4. QMD Session Transcript Search (The Biggest Fix)

This was the biggest gap in my setup. I had QMD installed but session transcript search was disabled. The agent could search memory files and knowledge cards, but not raw conversation history.

Huge blind spot.

Not every useful fact gets promoted into a memory card. Not every recent decision belongs in MEMORY.md. Sometimes the thing the agent needs is buried in actual session history: a constraint, a one-off decision, a naming choice, a half-finished plan.

{
  "sessionTranscriptSearch": {
    "enabled": true,
    "retentionDays": 90
  }
}

This gives the agent access to raw recall, not just curated recall. Curated memory is high quality but lossy by design. Transcript search restores detail when detail matters. For ongoing project work, debugging, and workflows where exact earlier wording matters, this is huge.

If you only do one upgrade from this post, do this one.

5. Post-Compaction Section Reinjection

Long sessions don’t just lose facts. They can also lose behavior.
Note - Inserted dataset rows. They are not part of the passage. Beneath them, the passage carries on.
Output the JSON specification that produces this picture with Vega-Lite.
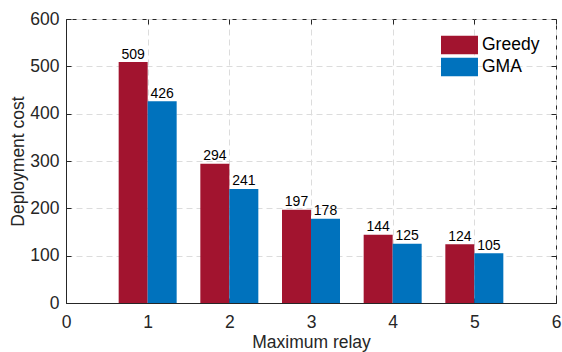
{
  "$schema": "https://vega.github.io/schema/vega-lite/v6.json",
  "autosize": "none",
  "padding": {"left": 66, "top": 19, "right": 6, "bottom": 49},
  "width": 490,
  "height": 284,
  "background": "white",
  "config": {
    "font": "Liberation Sans",
    "view": {"stroke": "#262626", "strokeWidth": 1},
    "axis": {
      "labelFont": "Liberation Sans",
      "titleFont": "Liberation Sans",
      "labelFontSize": 17.5,
      "titleFontSize": 17.5,
      "titleFontWeight": "normal",
      "labelColor": "#262626",
      "titleColor": "#262626",
      "domainColor": "#262626",
      "tickColor": "#262626",
      "labelFlush": false,
      "gridColor": "#dcdcdc",
      "gridDash": [6, 4],
      "gridWidth": 1
    }
  },
  "data": {
    "values": [
      {"relay": 1, "series": "Greedy", "cost": 509},
      {"relay": 1, "series": "GMA", "cost": 426},
      {"relay": 2, "series": "Greedy", "cost": 294},
      {"relay": 2, "series": "GMA", "cost": 241},
      {"relay": 3, "series": "Greedy", "cost": 197},
      {"relay": 3, "series": "GMA", "cost": 178},
      {"relay": 4, "series": "Greedy", "cost": 144},
      {"relay": 4, "series": "GMA", "cost": 125},
      {"relay": 5, "series": "Greedy", "cost": 124},
      {"relay": 5, "series": "GMA", "cost": 105}
    ]
  },
  "layer": [
    {
      "transform": [{"filter": "datum.series === 'Greedy'"}],
      "mark": {"type": "bar", "width": 29, "xOffset": -14.5},
      "encoding": {
        "x": {"field": "relay", "type": "quantitative", "scale": {"domain": [0, 6], "nice": false, "padding": 0},
          "axis": {"title": "Maximum relay", "values": [0,1,2,3,4,5,6], "tickSize": -5, "labelPadding": 15, "titlePadding": 3, "grid": true, "format": "d"}},
        "y": {"field": "cost", "type": "quantitative", "scale": {"domain": [0, 600], "nice": false},
          "axis": {"title": "Deployment cost", "values": [0,100,200,300,400,500,600], "tickSize": -5, "labelPadding": 12, "titlePadding": 2, "grid": true}},
        "color": {"field": "series", "type": "nominal",
          "scale": {"domain": ["Greedy", "GMA"], "range": ["#A2142F", "#0072BD"]},
          "legend": {"title": null, "orient": "none", "legendX": 384, "legendY": 16.5, "symbolType": "M-2,-1H2V1H-2Z", "symbolSize": 342, "symbolStrokeWidth": 0, "symbolOpacity": 1, "labelFontSize": 17.5, "labelFont": "Liberation Sans", "labelColor": "#000000", "labelOffset": 13, "rowPadding": 3, "padding": 0}}
      }
    },
    {
      "transform": [{"filter": "datum.series === 'GMA'"}],
      "mark": {"type": "bar", "width": 29, "xOffset": 14.5},
      "encoding": {
        "x": {"field": "relay", "type": "quantitative", "axis": null},
        "y": {"field": "cost", "type": "quantitative", "axis": null},
        "color": {"field": "series", "type": "nominal"}
      }
    },
    {
      "transform": [{"filter": "datum.series === 'Greedy'"}],
      "mark": {"type": "text", "xOffset": -14.5, "dy": -3.5, "baseline": "alphabetic", "fontSize": 14, "font": "Liberation Sans", "color": "#000000"},
      "encoding": {
        "x": {"field": "relay", "type": "quantitative", "axis": {"orient": "top", "labels": false, "title": null, "tickSize": -5, "values": [0,1,2,3,4,5,6], "domain": false, "grid": false}},
        "y": {"field": "cost", "type": "quantitative", "axis": {"orient": "right", "labels": false, "title": null, "tickSize": -5, "values": [0,100,200,300,400,500,600], "domain": false, "grid": false}},
        "text": {"field": "cost", "type": "quantitative"}
      }
    },
    {
      "transform": [{"filter": "datum.series === 'GMA'"}],
      "mark": {"type": "text", "xOffset": 14.5, "dy": -3.5, "baseline": "alphabetic", "fontSize": 14, "font": "Liberation Sans", "color": "#000000"},
      "encoding": {
        "x": {"field": "relay", "type": "quantitative", "axis": null},
        "y": {"field": "cost", "type": "quantitative", "axis": null},
        "text": {"field": "cost", "type": "quantitative"}
      }
    }
  ],
  "resolve": {"axis": {"x": "independent", "y": "independent"}}
}
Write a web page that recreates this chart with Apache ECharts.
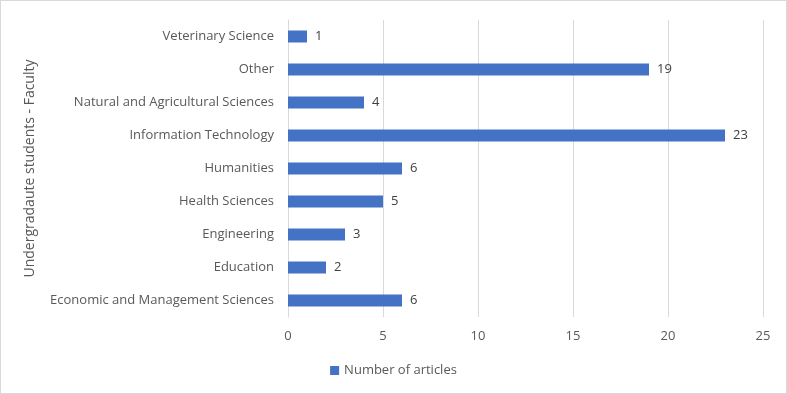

After enough compaction, the agent still responds but becomes blander, less consistent, less anchored to its operating rules. In my setup, those rules live in AGENTS.md. So I configured OpenClaw to reinject key sections after compaction:

{
  "postCompactionSections": [
    "Every Session",
    "Memory",
    "Safety",
    "Group Chats",
    "Multi-Agent Workflow"
  ]
}

This keeps memory habits, safety boundaries, and communication style intact across long sessions. Without it, personality drift is real.

The System Now

The setup behaves like a layered memory pipeline:

  • Recent context is protected by explicit compaction tuning
  • Important facts get flushed before the transcript gets dangerous
  • Durable knowledge lives in atomic cards
  • Raw recall remains searchable through QMD transcripts
  • Behavioral identity gets rehydrated after compaction

No single mechanism is enough. Knowledge cards are great for retrieval. Daily logs handle continuity. Transcript search provides fidelity. Compaction tuning keeps the present alive. Post-compaction reinjection keeps the agent recognizable. Together, the system feels much less fragile.

Actionable Takeaways

  1. Don’t rely on defaults for compaction. Protect recent work explicitly.
  2. Treat memory flush as routing, not summarization. Decide what goes to logs, what becomes a card, and what should stay out.
  3. Add a transcript size safety net. Token logic alone isn’t enough.
  4. Enable transcript search. Curated memory without raw recall leaves a major hole.
  5. Reinject behavioral sections after compaction. Memory isn’t just facts. It’s also operating rules and style.
  6. Keep MEMORY.md small. Use it as an index, not a landfill.
  7. Prefer atomic knowledge cards. Small files retrieve better and age better.

My setup was already decent before these changes. But these updates made it much more resilient in exactly the situations where agent memory usually degrades: long sessions, mixed workloads, and real projects where continuity has to survive friction.